Primary Ranking Variable

  • Match Points (MP) — cumulative mini-match outcomes (match win = 1, draw = 0.5, loss = 0; bye = 1). Final standings are ordered by MP.

Tie-Break Scores

(in the following order - each applied only if the previous criterion does not break the tie)

  • Head-to-Head Score (H2H) — total game points scored in matches among tied agents.
  • Buchholz Score — sum of the Match Points of all opponents faced. Higher scores indicate the agent competed against stronger opponents.
  • Sonneborn–Berger Score (SB) — weighted score rewarding wins against stronger opponents more heavily.

Additional Reported Statistics

  • Game Points (GP) — cumulative individual game scores aggregated across all mini-matches in the tournament (win = 1, draw = 0.5; bye = 2).
  • ACPL (Average Centipawn Loss) — mean per-move centipawn loss across all tournament games
  • Win Rate (%) — (total wins / total games played) × 100.

Match Points determine ordinal ranking. The tie-break metrics (H2H, Buchholz, SB) resolve equal MP scores in the specified order. Game Points, Win Rate, and ACPL provide additional transparency into game-level performance and move quality.

How Tie-Breaks Are Applied

If two or more agents finish with equal Match Points, ties are resolved using the Tie-Break Scores as defined above, applied in strict lexicographic order:

  1. Head-to-Head Score (H2H)
  2. Buchholz Score
  3. Sonneborn–Berger Score (SB)

Buchholz and Sonneborn–Berger are standard tie-break mechanisms in competitive chess tournaments and explicitly incorporate opponent strength into the final ranking.

For transparency, we provide per-game results, downloadable PGNs and summary statistics.
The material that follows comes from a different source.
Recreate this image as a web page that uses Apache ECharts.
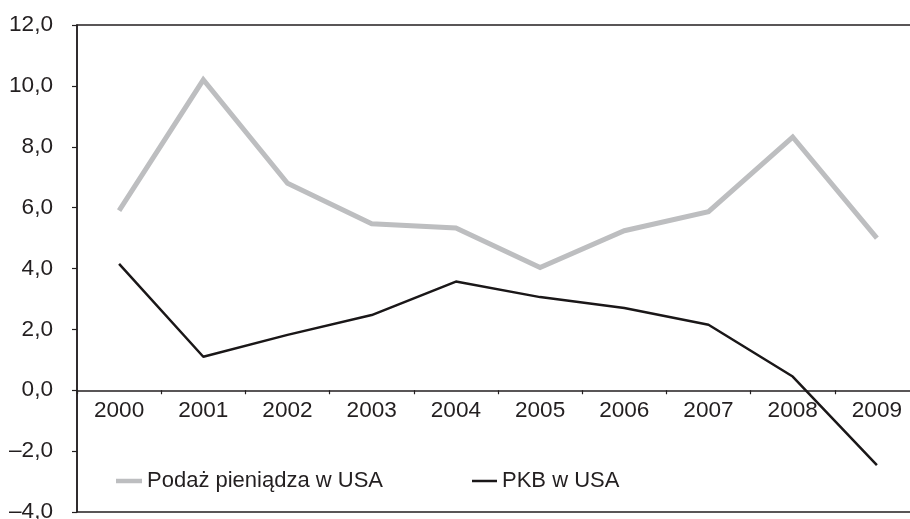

The final standings from this tournament determine the winners of this challenge.

The final Swiss standings computed under this protocol determine the official winners of this iteration of the challenge.

We warmly congratulate the winning teams for their outstanding performance. We are grateful to all participants for the depth of experimentation and iteration demonstrated throughout the challenge.